Staff at Lazarus House repeatedly sees the dedication of the students who enroll in the work preparation training programs. They form bonds, study together, give each other rides and offer support.
One student, education specialist Kae LeFebre recalls, worked as a dishwasher in a restaurant before enrolling in the program and learning English and additional job skills. After graduation, he rose in the ranks from prep cook to executive chef. Another perfected her cake decorating skills and saved enough money to open Delish Bakery and Cafe on South Broadway. A few months after it opened and just as the shop was beginning to flourish, Delish was forced to close as a result of the September 2018 gas explosion disaster. It has since reopened and is now welcoming program interns from Lazarus House.

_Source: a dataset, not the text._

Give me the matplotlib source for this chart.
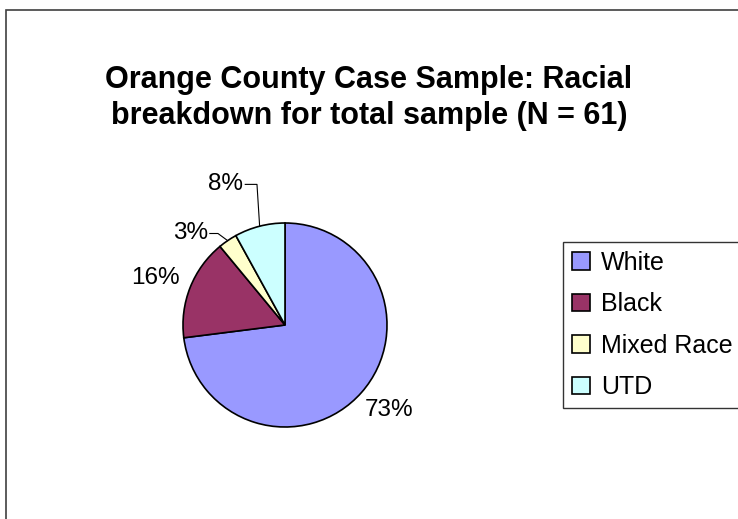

In the culinary classes, students spend three mornings a week in the classroom and two in the pantry. At the end of the intensive class schedule, participants are ready to take the national ServSafe Manager Certification exam administered by the National Restaurant Association. After completing 200 hours of training, they are placed in a 10-week paid internship.
Many Merrimack Valley chefs have donated time to teach or have hosted interns since the program began over a decade ago. Restaurateur and developer Joe Faro of Tuscan Kitchen fame donated the equipment in the kitchen.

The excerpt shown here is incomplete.